Falcons offensive coordinator Zac Robinson, meanwhile, grew up in Denver. He was a Broncos fan whose family had season tickets. He later became a standout football player at Chatfield High School in suburban Littleton, Colo.
“Definitely, when I saw we were going to Denver, (my) family got excited,” Robinson said. “The atmosphere is hard to beat. Probably there and KC are the top two in the NFL. I’m looking forward to going home again.”
Those returns will be special, but reunion games and homecomings happen every week in the NFL. A duel between brothers, in one of their father’s home stadiums, with more than 30 family members on hand? Not so much.
“I played with one of my brothers in college, but this is definitely different,” said Broncos tight end Adam Trautman, whose locker is next to Jonah’s in Denver and who was previously a teammate of Kaden’s in New Orleans. “It was always competitive between me and my brother, and I’m sure they treat it that way too.”
The Elliss brothers aren’t taking Sunday’s opportunity for granted. But in the end, it’s just another match in an endless series of them. Every year, usually during the Fourth of July weekend, the family gathers for the Elliss Olympics, an event that spans several days and features a rotating list of competitions, from corn hole to board games. The event includes a trophy, decorated with the winners’ names, placed in Luther and Rebecca’s home.

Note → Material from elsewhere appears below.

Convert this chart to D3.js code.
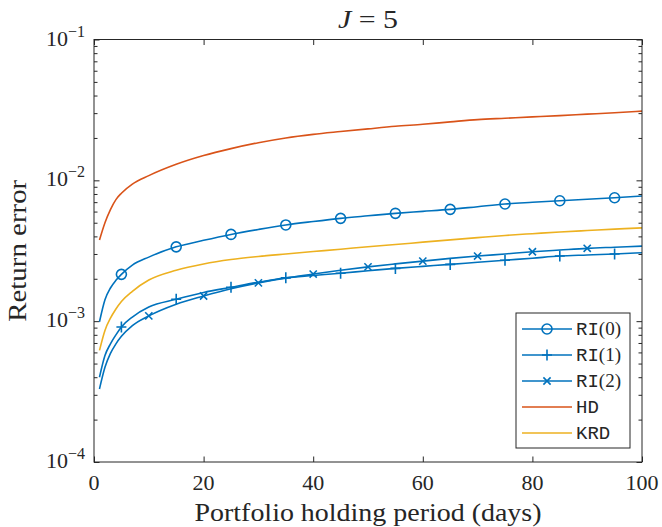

Including spouses and close family friends, the competition can have more than three dozen participants.
Trash-talking is an inherent part of the spectacle. Jonah said this week that he and his fiancée are dominating the pickleball competition, a fact that confused his older brother.
“I think the most anyone has scored on us in a game under 11 is three or four,” Jonah said. “We’re pretty good. We killed (Kaden). He didn’t like it.”
However, most seem to agree that Kaden sets the pace when it comes to chirping. So it’s perhaps no surprise that the Falcons linebacker, who already had a head-to-head NFL win over Christian when they met in 2022, delivered the parting words ahead of his matchup with Jonah.
“I’m 1-0,” he said of the Elliss matchups. “We’re going to make it 2-0 this week.”